LSN简单的显示字节偏移量，当你写100字节到LOG BUFFER，LSN增加了100。写REDO LOG是一个非常复杂的过程：每次写512字节，并且它还能覆盖写。还没明白？把innodb_flush_log_at_trx_commit设置成1或2，看个例子。

Transaction 1 writes 100 bytes to the log buffer
事务1写100字节到LOG BUFFER
At commit, InnoDB writes a 512-byte block at offset xxx and increments Innodb_os_log_written by 512 bytes
提交，INNODB写一个512字节的块，偏移量XXX，Innodb_os_log_written增加512字节
Transaction 2 writes 200 bytes to the log buffer
事务2写200字节到LOG BUFFER
At commit, InnoDB appends those 200 bytes to the same log block and overwrites the same 512-byte file block at offset xxx, then increases Innodb_os_log_written by another 512 bytes
提交，INNODB把这200字节添加到同一个日志块，覆盖了相同的512字节的文件块，偏移量XXX，然后Innodb_os_log_written增长了另外512字节。
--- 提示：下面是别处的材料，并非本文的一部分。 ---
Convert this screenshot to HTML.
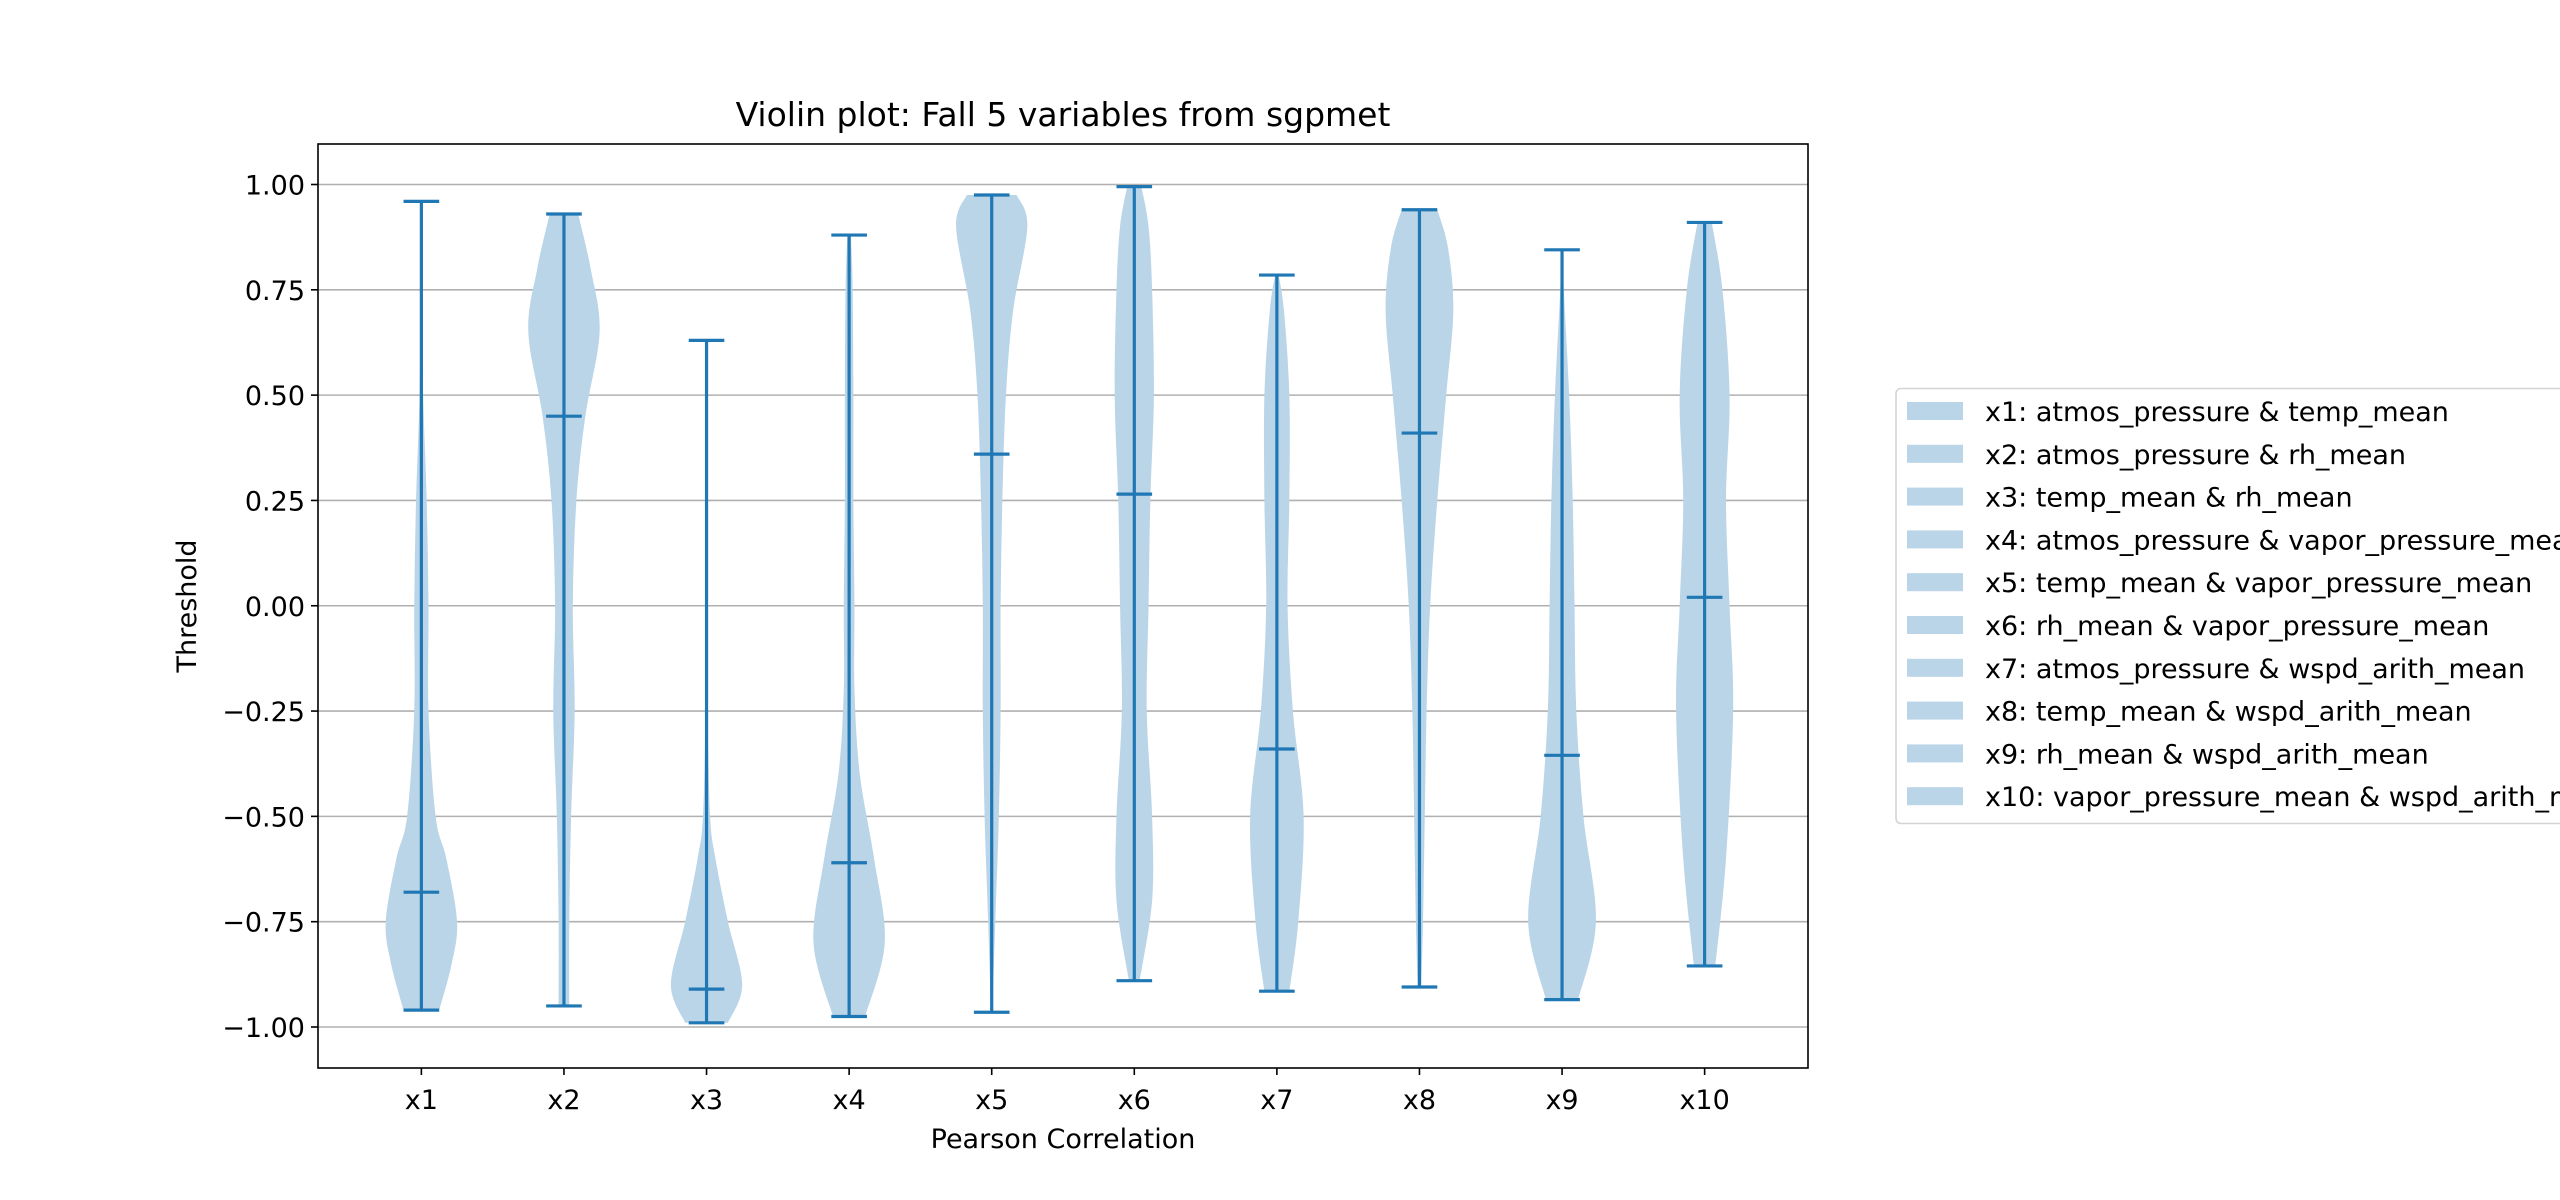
<!DOCTYPE html>
<html><head><meta charset="utf-8"><style>
html,body{margin:0;padding:0;background:#fff;}
svg{display:block;font-family:"DejaVu Sans","Liberation Sans",sans-serif;}
</style></head><body>
<svg id="chart" width="2560" height="1200" viewBox="0 0 2560 1200">
<text x="1063" y="126" font-size="33" text-anchor="middle">Violin plot: Fall 5 variables from sgpmet</text>
<g id="grid"></g>
<g id="violins"></g>
<rect x="318" y="144" width="1490" height="924" fill="none" stroke="#000" stroke-width="1.6"/>
<g id="yticks"></g>
<g id="xticks"></g>
<text transform="translate(196,606) rotate(-90)" font-size="27" text-anchor="middle">Threshold</text>
<text x="1063" y="1148" font-size="27" text-anchor="middle">Pearson Correlation</text>
<g id="legend"></g>
</svg>
<script>
const categories = ["x1","x2","x3","x4","x5","x6","x7","x8","x9","x10"];
const legendLabels = ["x1: atmos_pressure & temp_mean","x2: atmos_pressure & rh_mean","x3: temp_mean & rh_mean","x4: atmos_pressure & vapor_pressure_mean","x5: temp_mean & vapor_pressure_mean","x6: rh_mean & vapor_pressure_mean","x7: atmos_pressure & wspd_arith_mean","x8: temp_mean & wspd_arith_mean","x9: rh_mean & wspd_arith_mean","x10: vapor_pressure_mean & wspd_arith_mean"];
const maxVals = [0.96,0.93,0.63,0.88,0.975,0.995,0.785,0.94,0.845,0.91];
const minVals = [-0.96,-0.95,-0.99,-0.975,-0.965,-0.89,-0.915,-0.905,-0.935,-0.855];
const medianVals = [-0.68,0.45,-0.91,-0.61,0.36,0.265,-0.34,0.41,-0.355,0.02];
const densityY = [
 [-0.96,-0.85,-0.75,-0.6,-0.5,-0.25,0,0.25,0.5,0.75,0.96],
 [-0.95,-0.75,-0.5,-0.25,0,0.25,0.45,0.65,0.8,0.93],
 [-0.99,-0.9,-0.75,-0.6,-0.5,-0.25,0,0.63],
 [-0.975,-0.8,-0.6,-0.4,-0.2,0,0.25,0.5,0.75,0.88],
 [-0.965,-0.75,-0.5,-0.25,0,0.25,0.5,0.7,0.9,0.975],
 [-0.89,-0.7,-0.5,-0.25,0,0.25,0.5,0.75,0.9,0.995],
 [-0.915,-0.75,-0.5,-0.25,0,0.25,0.5,0.7,0.785],
 [-0.905,-0.75,-0.5,-0.25,0,0.25,0.5,0.7,0.85,0.94],
 [-0.935,-0.75,-0.5,-0.25,0,0.25,0.5,0.75,0.845],
 [-0.855,-0.6,-0.25,0,0.25,0.5,0.75,0.91]
];
const densityW = [
 [0.5,0.85,1.0,0.7,0.4,0.2,0.2,0.15,0.05,0.02,0.0],
 [0.15,0.15,0.2,0.3,0.25,0.35,0.6,1.0,0.75,0.4],
 [0.6,1.0,0.6,0.25,0.1,0.03,0.01,0.0],
 [0.45,1.0,0.7,0.3,0.15,0.15,0.12,0.12,0.1,0.05],
 [0.02,0.1,0.2,0.25,0.25,0.3,0.4,0.6,1.0,0.7],
 [0.15,0.5,0.5,0.35,0.4,0.45,0.55,0.5,0.4,0.2],
 [0.35,0.6,0.75,0.45,0.3,0.35,0.35,0.2,0.05],
 [0.05,0.1,0.15,0.2,0.3,0.5,0.75,0.95,0.8,0.5],
 [0.45,0.95,0.6,0.4,0.35,0.3,0.2,0.05,0.01],
 [0.3,0.6,0.8,0.7,0.6,0.7,0.5,0.2]
];
const yTicks = [-1.0,-0.75,-0.5,-0.25,0,0.25,0.5,0.75,1.0];
const yTickLabels = ["\u22121.00","\u22120.75","\u22120.50","\u22120.25","0.00","0.25","0.50","0.75","1.00"];

const NS="http://www.w3.org/2000/svg";
const X0=318,X1=1808,XMIN=0.275,XMAX=10.725;
const Y0=184.5,Y1=1027;
const xs=v=>X0+(v-XMIN)/(XMAX-XMIN)*(X1-X0);
const ys=v=>Y0+(1-v)/2*(Y1-Y0);
const blue="#1f77b4", fill="#bbd5e8";
function mk(tag,attrs,parent){const e=document.createElementNS(NS,tag);for(const k in attrs)e.setAttribute(k,attrs[k]);parent.appendChild(e);return e;}

const grid=document.getElementById('grid'), yt=document.getElementById('yticks'), xt=document.getElementById('xticks');
yTicks.forEach((t,i)=>{
  const l=mk('line',{x1:X0,x2:X1,y1:ys(t),y2:ys(t),stroke:'#b0b0b0','stroke-width':1.6},grid);
  
  
  const tk=mk('line',{x1:X0-7,x2:X0,y1:ys(t),y2:ys(t),stroke:'#000','stroke-width':1.6},yt);
  
  
  const tx=mk('text',{x:X0-13,y:ys(t)+10,'font-size':27,'text-anchor':'end'},yt);
  tx.textContent=yTickLabels[i];
  
  
});
categories.forEach((c,i)=>{
  const x=xs(i+1);
  const tk=mk('line',{x1:x,x2:x,y1:1068,y2:1075,stroke:'#000','stroke-width':1.6},xt);
  
  
  const tx=mk('text',{x:x,y:1109,'font-size':27,'text-anchor':'middle'},xt);
  tx.textContent=c;
  
  
});

function smoothPath(pts){
  let d='M'+pts[0][0]+','+pts[0][1];
  for(let i=0;i<pts.length-1;i++){
    const p0=pts[Math.max(0,i-1)],p1=pts[i],p2=pts[i+1],p3=pts[Math.min(pts.length-1,i+2)];
    const c1=[p1[0]+(p2[0]-p0[0])/6,p1[1]+(p2[1]-p0[1])/6];
    const c2=[p2[0]-(p3[0]-p1[0])/6,p2[1]-(p3[1]-p1[1])/6];
    d+=' C'+c1[0]+','+c1[1]+' '+c2[0]+','+c2[1]+' '+p2[0]+','+p2[1];
  }
  return d;
}
const vg=document.getElementById('violins');
categories.forEach((c,i)=>{
  const pos=i+1;
  const right=densityY[i].map((y,j)=>[xs(pos+densityW[i][j]*0.25),ys(y)]);
  const left=densityY[i].map((y,j)=>[xs(pos-densityW[i][j]*0.25),ys(y)]).reverse();
  const d=smoothPath(right)+' L'+left[0][0]+','+left[0][1]+smoothPath(left).replace(/^M[^ ]+/,'')+' Z';
  const p=mk('path',{d:d,fill:fill,stroke:'none'},vg);
  
  
  const x=xs(pos),hw=xs(pos+0.125)-x;
  const bar=mk('line',{x1:x,x2:x,y1:ys(maxVals[i]),y2:ys(minVals[i]),stroke:blue,'stroke-width':3.2},vg);
  
  
  [[maxVals[i],'max-cap-'],[minVals[i],'min-cap-'],[medianVals[i],'median-line-']].forEach(([v,n])=>{
    const l=mk('line',{x1:x-hw,x2:x+hw,y1:ys(v),y2:ys(v),stroke:blue,'stroke-width':3.2},vg);
    
    
  });
});

const lg=document.getElementById('legend');
const box=mk('rect',{x:1896,y:388.5,width:800,height:435,rx:5,fill:'#fff',stroke:'#d4d4d4','stroke-width':1.6},lg);


legendLabels.forEach((t,i)=>{
  const y=402+i*42.8;
  const r=mk('rect',{x:1907,y:y,width:56,height:18,fill:fill},lg);
  
  
  const tx=mk('text',{x:1985,y:y+19,'font-size':27},lg);
  tx.textContent=t;
  
  
});
</script>
</body></html>
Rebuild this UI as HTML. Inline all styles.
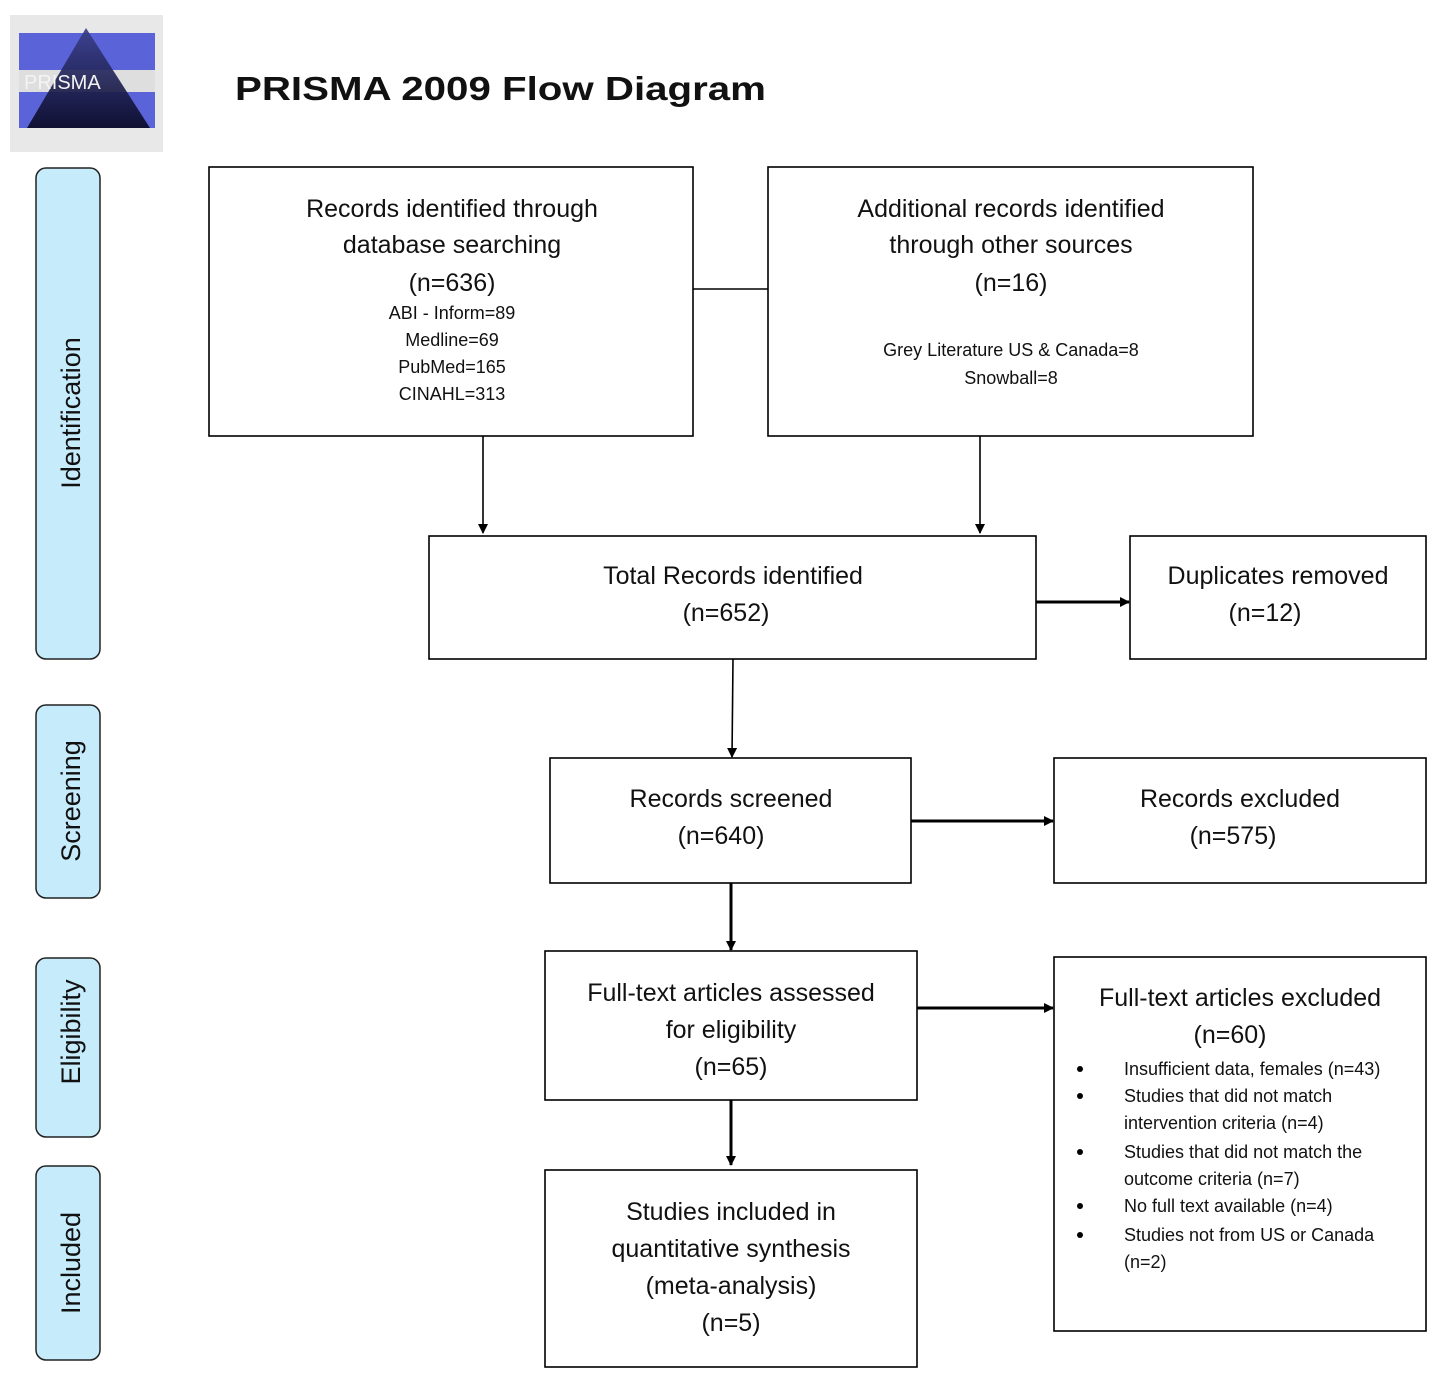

At this point, the LSN has increased by 300 and Innodb_os_log_written by 1024 (a 3x difference!). This means that the documentation is correct: Innodb_os_log_written is the number of bytes written to the redo logs. But it does not reflect the growth of the redo logs.

这时候，LSN增加了300，Innodb_os_log_written增加了1024（3倍差距！）。这表明文档是正确的：Innodb_os_log_written是写入REDO LOG的字节数，但是它不能体现REDO LOG的增长。

So when you are trying to size the redo logs, looking at the LSN variations is a much better approximation than looking at the Innodb_os_log_written variations, which can be significantly far from the reality. However keep in mind that even the LSN is an approximate metric: if your write workload is non uniform and your sampling interval too short, you may well underestimate or overestimate the growth of your redo logs.

所以如果你尝试计算REDO LOG的大小，看LSN变量比看Innodb_os_log_written值要更精确些，Innodb_os_log_written可能远远大于真实值。即便LSN是一个近似指标，你还是要注意：如果你的写入负载不均匀而且采样间隔太短，你也会过低或过高的估算你的REDO LOG的增长。